Speculation about the pair’s relationship intensified after FitsNews combed through Beaufort County public records that showed Murdaugh and Boulware, who died in 2018, co-owned several odd properties along the waterways of St. Helena Island — including tiny lots of land ideal for drug smuggling lookouts or offloading locations, the outlet suggested.
It reminded some here of the legendary “Operation Jackpot,” which involved “gentleman smugglers” from South Carolina accused of smuggling 347,000 pounds of marijuana and 130,000 pounds of hashish into the US — through the marshy channels and inlets of the coast — from 1983 to 1986.
But several St. Helena Island locals say that drug smuggling there is a thing of the past.
Scott Sanders, 64, a former tomato farmer and shrimp-boat owner who’s been a real-estate agent on St. Helena’s Island for 23 years, lives at the end of a long dirt road near what’s called “Land’s End” on the island. He said knew Boulware, as well as some of the smugglers from Operation Jackpot.
Access to the islands, which are sometimes referred to as “fish camps,” is only possible by boat, he said.
“I knew Barrett. He was a real opportunist,” Sanders told The Post outside his home last week. “He was a fisherman and an entrepreneur, I guess you could say. But I don’t think he and Murdaugh were doing any drug smuggling. Those days have been over for a long time. You don’t need to import bales of marijuana anymore — you can just buy it from Colorado.”
Sanders said Murdaugh and Boulware were likely amassing the land in hopes of one day selling it back to the government at a profit.
The Charleston law enforcement source said he believes Murdaugh’s drug operation, if it does exist, is concentrated more inland, in Hampton and Colleton counties.

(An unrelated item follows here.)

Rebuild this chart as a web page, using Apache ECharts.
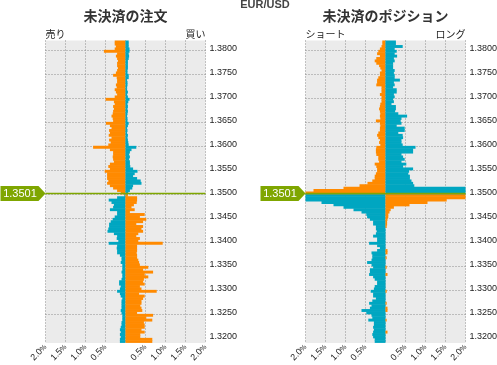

Murdaugh is being held on a $7 million bond on the murder charges in the Alvin S. Glenn Detention Center outside Columbia. The whereabouts of his only surviving son, Buster, 26, are unknown. An acquaintance of the family in Hampton told The Post Buster has been staying with friends in North Carolina and St. Croix.
“It gets more like a season of ‘Ozark” every day,” Sean Pool, Smith’s son-in-law, told The Post last week. “We try to stay the hell away from all of it.”